Extracted records:
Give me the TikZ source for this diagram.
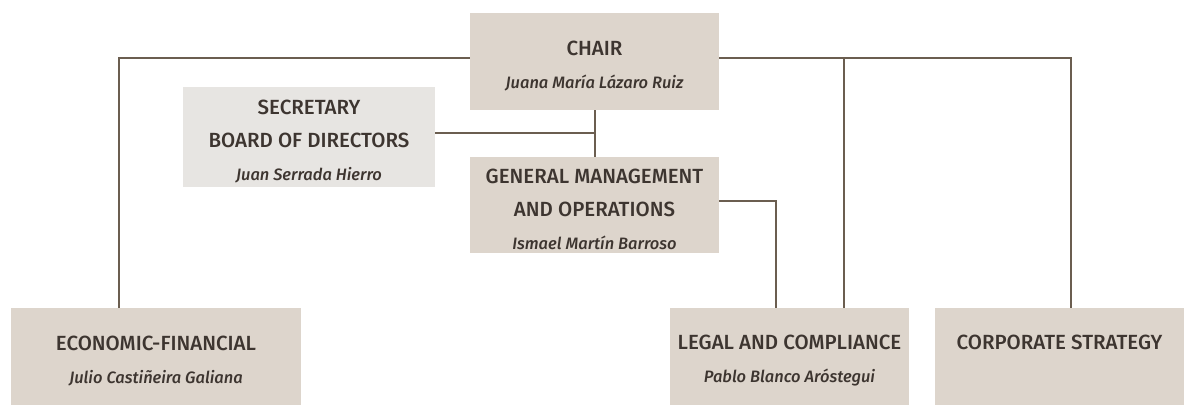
\documentclass[tikz,border=0pt]{standalone}
\usepackage{fontspec}
\setmainfont{Fira Sans}[UprightFont={* Medium},ItalicFont={* Medium Italic}]
\definecolor{boxfill}{HTML}{DDD5CC}
\definecolor{secfill}{HTML}{E7E5E2}
\definecolor{linecol}{HTML}{6B5E50}
\definecolor{textcol}{HTML}{3D3530}
\newcommand{\who}[1]{{\fontsize{16.5}{30}\selectfont\itshape #1}}
\newcommand{\lift}{\rule{0pt}{23pt}}

\begin{document}
\begin{tikzpicture}[x=1pt,y=-1pt,
  box/.style={rectangle,fill=boxfill,text=textcol,align=center,inner sep=0pt,
    font=\fontsize{20.5}{33}\selectfont},
  link/.style={draw=linecol,line width=2pt}]

  \useasboundingbox (0,0) rectangle (1194,417);

  \node[box, minimum width=249pt, minimum height=97pt] (chair) at (594.5,61.5)
    {\lift CHAIR\\\who{Juana María Lázaro Ruiz}};
  \node[box, fill=secfill, minimum width=252pt, minimum height=100pt] (sec) at (309,137)
    {\lift SECRETARY\\BOARD OF DIRECTORS\\\who{Juan Serrada Hierro}};
  \node[box, minimum width=249pt, minimum height=96pt] (gm) at (594.5,205)
    {\lift GENERAL MANAGEMENT\\AND OPERATIONS\\\who{Ismael Martín Barroso}};

  \node[box, minimum width=290pt, minimum height=97pt] (econ) at (156,356.5)
    {\lift ECONOMIC-FINANCIAL\\\who{Julio Castiñeira Galiana}};
  \node[box, minimum width=239pt, minimum height=97pt] (legal) at (789.5,356.5)
    {\lift LEGAL AND COMPLIANCE\\\who{Pablo Blanco Aróstegui}};
  \node[box, minimum width=249pt, minimum height=97pt] (corp) at (1059.5,356.5)
    {\lift CORPORATE STRATEGY\\[-6pt]\strut};

  % drop points on top of the lower boxes
  \coordinate (econtop) at (119,308);
  \coordinate (gmdrop) at (776,308);
  \coordinate (legaltop) at (844,308);
  \coordinate (corptop) at (1071,308);

  \draw[link] ([yshift=3.5pt]chair.west) -| (econtop);
  \draw[link] ([yshift=3.5pt]chair.east) -| (corptop);
  \draw[link] (legaltop) |- ([yshift=3.5pt]chair.east);
  \draw[link] (chair.south) -- (gm.north);
  \draw[link] ([yshift=4pt]sec.east) -- ([yshift=4pt]sec.east -| chair.south);
  \draw[link] ([yshift=4pt]gm.east) -| (gmdrop);
\end{tikzpicture}
\end{document}
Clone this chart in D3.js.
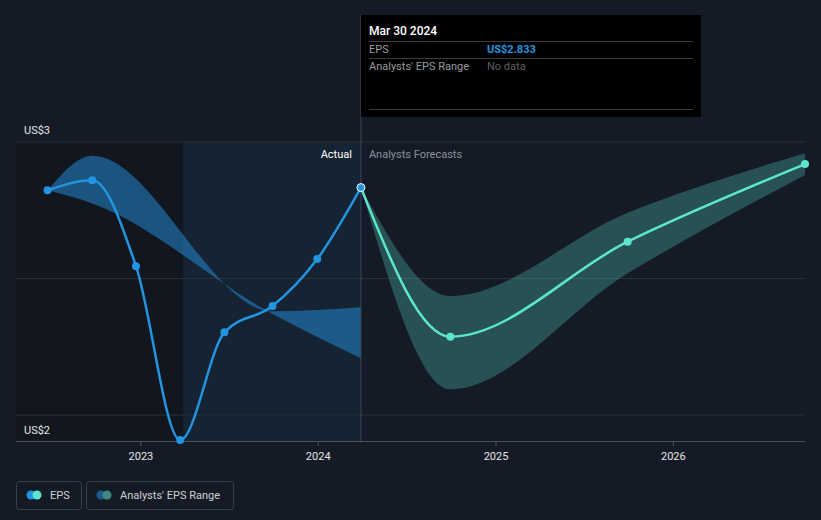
<!DOCTYPE html>
<html><head><meta charset="utf-8">
<script src="https://cdn.jsdelivr.net/npm/d3@7"></script>
<style>
html,body{margin:0;padding:0;background:#151b26;}
svg{display:block;font-family:Roboto,"Open Sans",sans-serif;}
</style></head>
<body>
<svg id="chart" width="821" height="520"></svg>
<script>
// ---- data ----
const actualDates = ["2022-06-24","2022-09-24","2022-12-23","2023-03-24","2023-06-23","2023-09-30","2023-12-31","2024-03-30"];
const actualEps = [2.823, 2.860, 2.545, 1.908, 2.303, 2.399, 2.571, 2.833];
const forecastDates = ["2024-03-30","2024-09-30","2025-09-30","2026-09-30"];
const forecastEps = [2.833, 2.287, 2.635, 2.919];
const forecastHigh = [2.833, 2.436, 2.741, 2.959];
const forecastLow = [2.833, 2.094, 2.519, 2.879];
const pastRangeDates = ["2022-06-24","2022-09-24","2023-09-30","2024-03-30"];
const pastHigh = [2.823, 2.950, 2.380, 2.395];
const pastLow = [2.823, 2.775, 2.370, 2.208];
const yTicks = [2, 2.5, 3];
const yLabels = ["US$2", "US$3"];
const yLabelValues = [2, 3];
const xTickYears = ["2023","2024","2025","2026"];
const lastActualLabel = "Mar 30 2024";
const lastActualValue = "US$2.833";
const ltmStart = "2023-03-30";

const parse = d3.timeParse("%Y-%m-%d");
const svg = d3.select("#chart");
const L = 16, R = 805, T = 142, B = 441;

const x = d3.scaleTime().domain([parse("2022-04-20"), parse("2026-09-30")]).range([L, R]);
const y = d3.scaleLinear().domain([2, 3]).range([415, 142]);

const lastX = x(parse(actualDates[actualDates.length-1]));

// background regions
svg.append("rect").attr("x", L).attr("y", T).attr("width", x(parse(ltmStart)) - L).attr("height", B - T).attr("fill", "#12161e");
svg.append("rect").attr("x", x(parse(ltmStart))).attr("y", T).attr("width", lastX - x(parse(ltmStart))).attr("height", B - T).attr("fill", "#2394df").attr("opacity", 0.07);

// gridlines
svg.append("g").selectAll("line").data(yTicks).join("line")
  .attr("x1", L).attr("x2", R).attr("y1", d => y(d)).attr("y2", d => y(d))
  .attr("stroke", "#2a3039").attr("stroke-width", 1);

// x axis
const xAxis = d3.axisBottom(x)
  .tickValues(xTickYears.map(s => parse(s + "-01-01")))
  .tickFormat(d3.timeFormat("%Y")).tickSize(5).tickPadding(6);
const gx = svg.append("g").attr("transform", `translate(0,${B})`).call(xAxis);
gx.select(".domain").attr("stroke", "#4a505a").attr("d", `M${L},0.5H${R}`);
gx.selectAll(".tick line").attr("stroke", "#4a505a");
gx.selectAll(".tick text").attr("fill", "#e6e6e6").attr("font-size", 11).attr("font-family", "Roboto, sans-serif");

// y labels
svg.append("g").selectAll("text").data(yLabelValues).join("text")
  .attr("x", 24).attr("y", (d, i) => i === 0 ? y(d) + 19 : y(d) - 8)
  .attr("fill", "#e6e6e6").attr("font-size", 11)
  .text((d, i) => yLabels[i]);

// past analysts range band
const pastBand = pastRangeDates.map((d, i) => ({ d: parse(d), hi: pastHigh[i], lo: pastLow[i] }));
svg.append("path").datum(pastBand)
  .attr("d", d3.area().curve(d3.curveMonotoneX).x(d => x(d.d)).y0(d => y(d.lo)).y1(d => y(d.hi)))
  .attr("fill", "#2394df").attr("opacity", 0.5);

// forecast band
const fBand = forecastDates.map((d, i) => ({ d: parse(d), hi: forecastHigh[i], lo: forecastLow[i] }));
svg.append("path").datum(fBand)
  .attr("d", d3.area().curve(d3.curveMonotoneX).x(d => x(d.d)).y0(d => y(d.lo)).y1(d => y(d.hi)))
  .attr("fill", "#5de6cf").attr("opacity", 0.27);

// vertical separator
svg.append("line").attr("x1", lastX).attr("x2", lastX).attr("y1", 15).attr("y2", B)
  .attr("stroke", "#3b4656").attr("stroke-width", 1);

// labels Actual / Analysts Forecasts
svg.append("text").attr("x", lastX - 9).attr("y", 158).attr("text-anchor", "end")
  .attr("fill", "#ffffff").attr("font-size", 11).text("Actual");
svg.append("text").attr("x", lastX + 8).attr("y", 158)
  .attr("fill", "#8b9099").attr("font-size", 11).text("Analysts Forecasts");

// lines
const actual = actualDates.map((d, i) => ({ d: parse(d), v: actualEps[i] }));
const forecast = forecastDates.map((d, i) => ({ d: parse(d), v: forecastEps[i] }));
const line = d3.line().curve(d3.curveMonotoneX).x(d => x(d.d)).y(d => y(d.v));
svg.append("path").datum(forecast).attr("d", line).attr("fill", "none")
  .attr("stroke", "#5de6cf").attr("stroke-width", 2.5);
svg.append("path").datum(actual).attr("d", line).attr("fill", "none")
  .attr("stroke", "#2394df").attr("stroke-width", 2.5);

// points
svg.append("g").selectAll("circle").data(forecast.slice(1)).join("circle")
  .attr("cx", d => x(d.d)).attr("cy", d => y(d.v)).attr("r", 4).attr("fill", "#5de6cf");
svg.append("g").selectAll("circle").data(actual).join("circle")
  .attr("cx", d => x(d.d)).attr("cy", d => y(d.v)).attr("r", 4)
  .attr("fill", "#2394df")
  .attr("stroke", (d, i) => i === actual.length - 1 ? "#ffffff" : "none")
  .attr("stroke-width", 1);

// tooltip
const tt = svg.append("g");
tt.append("rect").attr("x", 361).attr("y", 15).attr("width", 340).attr("height", 102).attr("fill", "#000");
tt.append("text").attr("x", 369).attr("y", 35).attr("fill", "#fff").attr("font-size", 12).attr("font-weight", 500).text(lastActualLabel);
[41.5, 58.5, 109.5].forEach(yy => tt.append("line").attr("x1", 369).attr("x2", 693).attr("y1", yy).attr("y2", yy).attr("stroke", "#3c3c3c"));
tt.append("text").attr("x", 369).attr("y", 53).attr("fill", "#9a9a9a").attr("font-size", 11).text("EPS");
tt.append("text").attr("x", 487).attr("y", 53).attr("fill", "#2394df").attr("font-size", 11).attr("font-weight", 700).text(lastActualValue);
tt.append("text").attr("x", 369).attr("y", 70).attr("fill", "#9a9a9a").attr("font-size", 11).text("Analysts' EPS Range");
tt.append("text").attr("x", 487).attr("y", 70).attr("fill", "#5f5f5f").attr("font-size", 11).text("No data");

// legend
const lg = svg.append("g");
lg.append("rect").attr("x", 16.5).attr("y", 481.5).attr("width", 65).attr("height", 28).attr("rx", 3)
  .attr("fill", "none").attr("stroke", "#3a3f48");
lg.append("circle").attr("cx", 31).attr("cy", 495).attr("r", 4.5).attr("fill", "#2394df");
lg.append("circle").attr("cx", 37).attr("cy", 495).attr("r", 4.5).attr("fill", "#5de6cf");
lg.append("text").attr("x", 50).attr("y", 499).attr("fill", "#d0d0d0").attr("font-size", 11).text("EPS");
lg.append("rect").attr("x", 86.5).attr("y", 481.5).attr("width", 147).attr("height", 28).attr("rx", 3)
  .attr("fill", "none").attr("stroke", "#3a3f48");
lg.append("circle").attr("cx", 101).attr("cy", 495).attr("r", 4.5).attr("fill", "#1f5b8a");
lg.append("circle").attr("cx", 107).attr("cy", 495).attr("r", 4.5).attr("fill", "#3e8a80");
lg.append("text").attr("x", 120).attr("y", 499).attr("fill", "#d0d0d0").attr("font-size", 11).text("Analysts' EPS Range");
</script>
</body></html>
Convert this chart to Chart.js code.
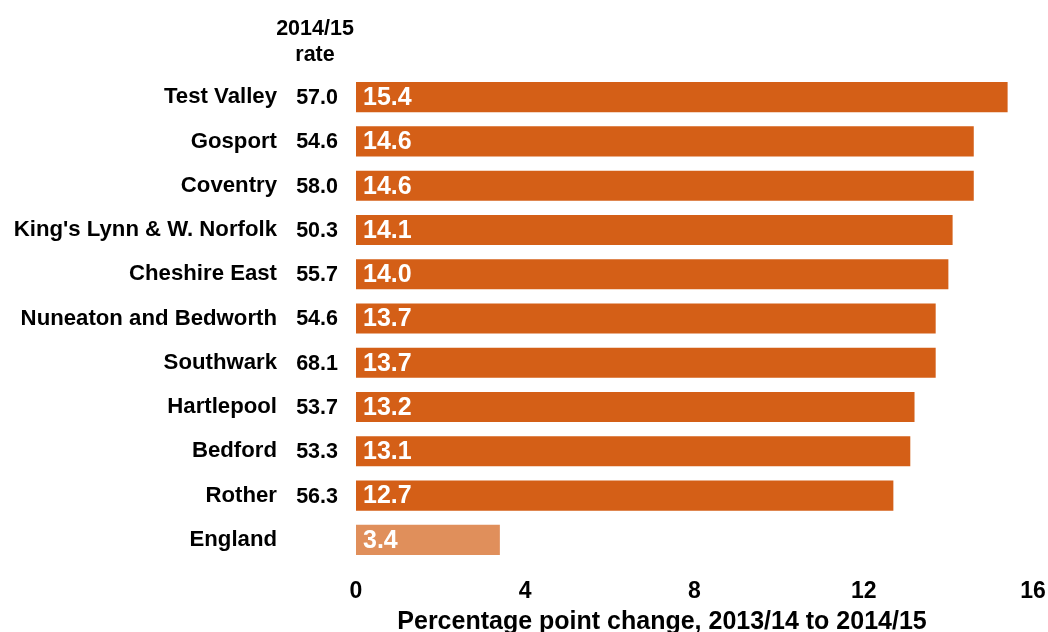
<!DOCTYPE html>
<html>
<head>
<meta charset="utf-8">
<script src="https://cdn.jsdelivr.net/npm/chart.js@4"></script>
<style>
  html, body { margin: 0; padding: 0; background: #fff; }
  #wrap { width: 1048px; height: 632px; }
</style>
</head>
<body>
<div id="wrap"><canvas id="chart" width="1048" height="632"></canvas></div>
<script>
const categories = ['Test Valley', 'Gosport', 'Coventry', "King's Lynn & W. Norfolk", 'Cheshire East',
    'Nuneaton and Bedworth', 'Southwark', 'Hartlepool', 'Bedford', 'Rother', 'England'];
const rates = [57.0, 54.6, 58.0, 50.3, 55.7, 54.6, 68.1, 53.7, 53.3, 56.3, null];
const changes = [15.4, 14.6, 14.6, 14.1, 14.0, 13.7, 13.7, 13.2, 13.1, 12.7, 3.4];
const xTicks = [0, 4, 8, 12, 16];
const xTitle = 'Percentage point change, 2013/14 to 2014/15';

const FONT = '"Liberation Sans", Arial, sans-serif';
const DARK = '#d45f17';
const LIGHT = '#e08f5b';

// rate column with its header, plus the x axis caption
const sideText = {
    id: 'sideText',
    afterDraw(chart) {
        const ctx = chart.ctx;
        const yScale = chart.scales.y;
        const x = chart.chartArea.left - 18;
        ctx.save();
        ctx.fillStyle = '#000';
        ctx.font = 'bold 21.5px ' + FONT;
        ctx.textAlign = 'center';
        ctx.textBaseline = 'middle';
        ctx.fillText('2014/15', x - 23, 29);
        ctx.fillText('rate', x - 23, 55);
        ctx.textAlign = 'right';
        rates.forEach((r, i) => {
            if (r === null) return;
            ctx.fillText(r.toFixed(1), x, yScale.getPixelForValue(i) + 1);
        });
        ctx.font = 'bold 25px ' + FONT;
        ctx.textAlign = 'center';
        ctx.fillText(xTitle, 662, 622);
        ctx.restore();
    }
};

// white value labels inside the start of each bar
const barValues = {
    id: 'barValues',
    afterDatasetsDraw(chart) {
        const ctx = chart.ctx;
        const meta = chart.getDatasetMeta(0);
        ctx.save();
        ctx.fillStyle = '#fff';
        ctx.font = 'bold 25px ' + FONT;
        ctx.textAlign = 'left';
        ctx.textBaseline = 'middle';
        meta.data.forEach((bar, i) => {
            ctx.fillText(changes[i].toFixed(1), bar.base + 7, bar.y + 1);
        });
        ctx.restore();
    }
};

new Chart(document.getElementById('chart'), {
    type: 'bar',
    data: {
        labels: categories,
        datasets: [{
            data: changes,
            backgroundColor: categories.map(c => c === 'England' ? LIGHT : DARK),
            borderWidth: 0,
            barPercentage: 0.68,
            categoryPercentage: 1
        }]
    },
    options: {
        indexAxis: 'y',
        responsive: false,
        animation: false,
        layout: { padding: { top: 75, right: 15, left: 0, bottom: 0 } },
        plugins: {
            legend: { display: false },
            tooltip: { enabled: false }
        },
        scales: {
            x: {
                min: 0,
                max: 16,
                afterBuildTicks: scale => {
                    scale.ticks = xTicks.map(v => ({ value: v }));
                },
                afterFit: scale => {
                    scale.height = 70;
                    scale.paddingLeft = 0;
                    scale.paddingRight = 0;
                },
                grid: { display: false, drawTicks: false },
                border: { display: false },
                ticks: {
                    color: '#000',
                    padding: 16,
                    font: { family: FONT, size: 23, weight: 'bold' }
                }
            },
            y: {
                afterFit: scale => {
                    scale.width = 356;
                    scale.paddingTop = 0;
                    scale.paddingBottom = 0;
                },
                grid: { display: false, drawTicks: false },
                border: { display: false },
                ticks: {
                    color: '#000',
                    padding: 79,
                    font: { family: FONT, size: 22.2, weight: 'bold' }
                }
            }
        }
    },
    plugins: [sideText, barValues]
});
</script>
</body>
</html>
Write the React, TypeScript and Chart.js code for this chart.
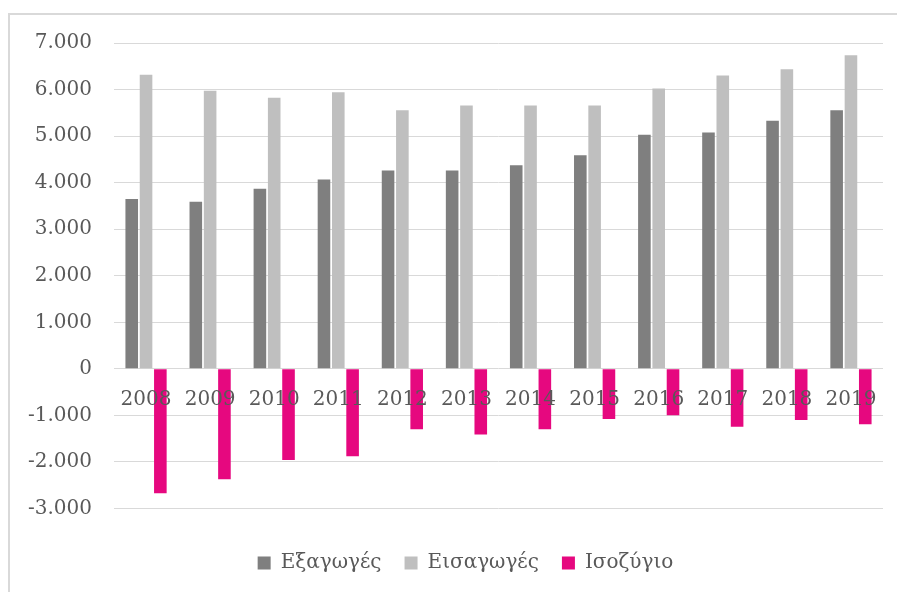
import React, { useEffect, useRef } from "react";
import { Chart, registerables } from "chart.js";

Chart.register(...registerables);

const years = ["2008", "2009", "2010", "2011", "2012", "2013", "2014", "2015", "2016", "2017", "2018", "2019"];
const exportsVals = [3650, 3590, 3870, 4065, 4260, 4260, 4375, 4590, 5030, 5080, 5330, 5555];
const importsVals = [6320, 5975, 5825, 5940, 5555, 5660, 5660, 5660, 6020, 6300, 6435, 6735];
const balanceVals = [-2670, -2370, -1960, -1875, -1295, -1410, -1295, -1075, -995, -1245, -1100, -1190];
const seriesNames = ["Εξαγωγές", "Εισαγωγές", "Ισοζύγιο"];

const FONT = "'DejaVu Serif', serif";
const TEXT = "#595959";

function fmt(v: number): string {
  const s = Math.abs(v).toString().replace(/\B(?=(\d{3})+(?!\d))/g, ".");
  return (v < 0 ? "-" : "") + s;
}

const legendShift = {
  id: "legendShift",
  afterLayout(chart: any) {
    const lg = chart.legend;
    if (lg) {
      lg.left += 14;
      lg.right += 14;
    }
  },
};

export default function App() {
  const ref = useRef<HTMLCanvasElement>(null);
  useEffect(() => {
    if (!ref.current) return;
    const chart = new Chart(ref.current, {
      type: "bar",
      data: {
        labels: years,
        datasets: [
          { label: seriesNames[0], data: exportsVals, backgroundColor: "#7f7f7f" },
          { label: seriesNames[1], data: importsVals, backgroundColor: "#bfbfbf" },
          { label: seriesNames[2], data: balanceVals, backgroundColor: "#e6087f" },
        ],
      },
      options: {
        responsive: false,
        animation: false,
        devicePixelRatio: 1,
        layout: { padding: { left: 10, right: 14, top: 28, bottom: 9 } },
        datasets: { bar: { categoryPercentage: 0.67, barPercentage: 0.88 } },
        scales: {
          x: {
            position: { y: 0 } as any,
            grid: { display: false },
            border: { display: false },
            ticks: { color: TEXT, font: { family: FONT, size: 20 }, padding: 11, z: 1, maxRotation: 0, autoSkip: false },
          },
          y: {
            min: -3000,
            max: 7000,
            afterFit: (s: any) => {
              s.width = 94;
              s.paddingTop = 12;
              s.paddingBottom = 12;
            },
            grid: { color: "#d9d9d9", lineWidth: 1, drawTicks: false },
            border: { display: false },
            ticks: { stepSize: 1000, color: TEXT, font: { family: FONT, size: 20 }, padding: 22, callback: (v: any) => fmt(Number(v)) },
          },
        },
        plugins: {
          tooltip: { enabled: false },
          legend: {
            position: "bottom",
            title: { display: true, text: "", padding: 0, font: { size: 1, lineHeight: 21.5 } },
            labels: { boxWidth: 13, boxHeight: 13, padding: 23, color: TEXT, font: { family: FONT, size: 20 } },
          },
        },
      },
      plugins: [legendShift],
    });
    return () => chart.destroy();
  }, []);
  return (
    <div>
      <div
        style={{
          position: "absolute",
          left: 8,
          top: 13,
          width: 889,
          height: 579,
          borderTop: "2px solid #d9d9d9",
          borderLeft: "2px solid #d9d9d9",
          boxSizing: "border-box",
          background: "#fff",
        }}
      />
      <canvas ref={ref} width={887} height={577} style={{ position: "absolute", left: 10, top: 15 }} />
    </div>
  );
}
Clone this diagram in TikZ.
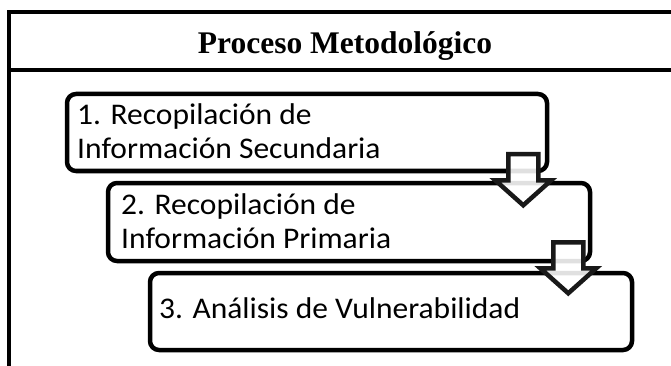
\documentclass[tikz,border=0pt]{standalone}
\usepackage{fontspec}
\setmainfont{Carlito}
\newfontfamily\boxfont[FakeStretch=1.05]{Carlito}
\newfontfamily\titlefont{Liberation Serif}
\usetikzlibrary{calc}
\tikzset{
  frameline/.style={draw=black, line width=4pt},
  stepbox/.style={draw=black, line width=4.5pt, rounded corners=9pt, fill=white, inner sep=0pt},
  blockarrow/.style={draw=black!90, line width=4.5pt, fill=white, fill opacity=0.88, line join=miter},
  lbl/.style={anchor=base west, inner sep=0pt, font=\boxfont\fontsize{30}{34}\selectfont},
  ttl/.style={anchor=base, inner sep=0pt, font=\titlefont\bfseries\fontsize{31.5}{36}\selectfont}
}
\begin{document}
\begin{tikzpicture}[x=1pt,y=-1pt]
\useasboundingbox (0,0) rectangle (671,366);
\clip (0,0) rectangle (671,366);
\fill[white] (0,0) rectangle (671,366);
% outer frame and header
\draw[frameline] (9,12) rectangle (690,395);
\draw[frameline, line width=4.5pt] (9,70) -- (690,70);
\node[ttl] (title) at (345,54) {Proceso Metodológico};
% boxes
\node[stepbox, minimum width=480pt, minimum height=77pt] (b1) at (307,132.5) {};
\node[stepbox, minimum width=482pt, minimum height=78pt] (b2) at (349,222) {};
\node[stepbox, minimum width=482pt, minimum height=77pt] (b3) at (391,311.5) {};
% block arrows
\coordinate (a1) at ($(b1.south east)+(-26,-19)$);
\coordinate (a2) at ($(b2.south east)+(-24,-21)$);
\foreach \a in {a1,a2}{
  \draw[blockarrow] (\a) ++(-15,0) -- ++(0,26) -- ++(-13,0) -- ++(28,25) -- ++(28,-25) -- ++(-13,0) -- ++(0,-26) -- cycle;
}
% labels
\node[lbl] (t1a) at (77,125) {1. Recopilación de};
\node[lbl] (t1b) at (77,159) {Información Secundaria};
\node[lbl] (t2a) at (121,214) {2. Recopilación de};
\node[lbl] (t2b) at (121,248) {Información Primaria};
\node[lbl] (t3) at (159,318) {3. Análisis de Vulnerabilidad};
\end{tikzpicture}
\end{document}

Work to do:
Everything from the top line of the data down to and including the line with "(0,0) rectangle (1194,417);" is to be copied, except the pictures.

Expected answer:
Give me the TikZ source for this diagram.
\documentclass[tikz,border=0pt]{standalone}
\usepackage{fontspec}
\setmainfont{Fira Sans}[UprightFont={* Medium},ItalicFont={* Medium Italic}]
\definecolor{boxfill}{HTML}{DDD5CC}
\definecolor{secfill}{HTML}{E7E5E2}
\definecolor{linecol}{HTML}{6B5E50}
\definecolor{textcol}{HTML}{3D3530}
\newcommand{\who}[1]{{\fontsize{16.5}{30}\selectfont\itshape #1}}
\newcommand{\lift}{\rule{0pt}{23pt}}

\begin{document}
\begin{tikzpicture}[x=1pt,y=-1pt,
  box/.style={rectangle,fill=boxfill,text=textcol,align=center,inner sep=0pt,
    font=\fontsize{20.5}{33}\selectfont},
  link/.style={draw=linecol,line width=2pt}]

  \useasboundingbox (0,0) rectangle (1194,417);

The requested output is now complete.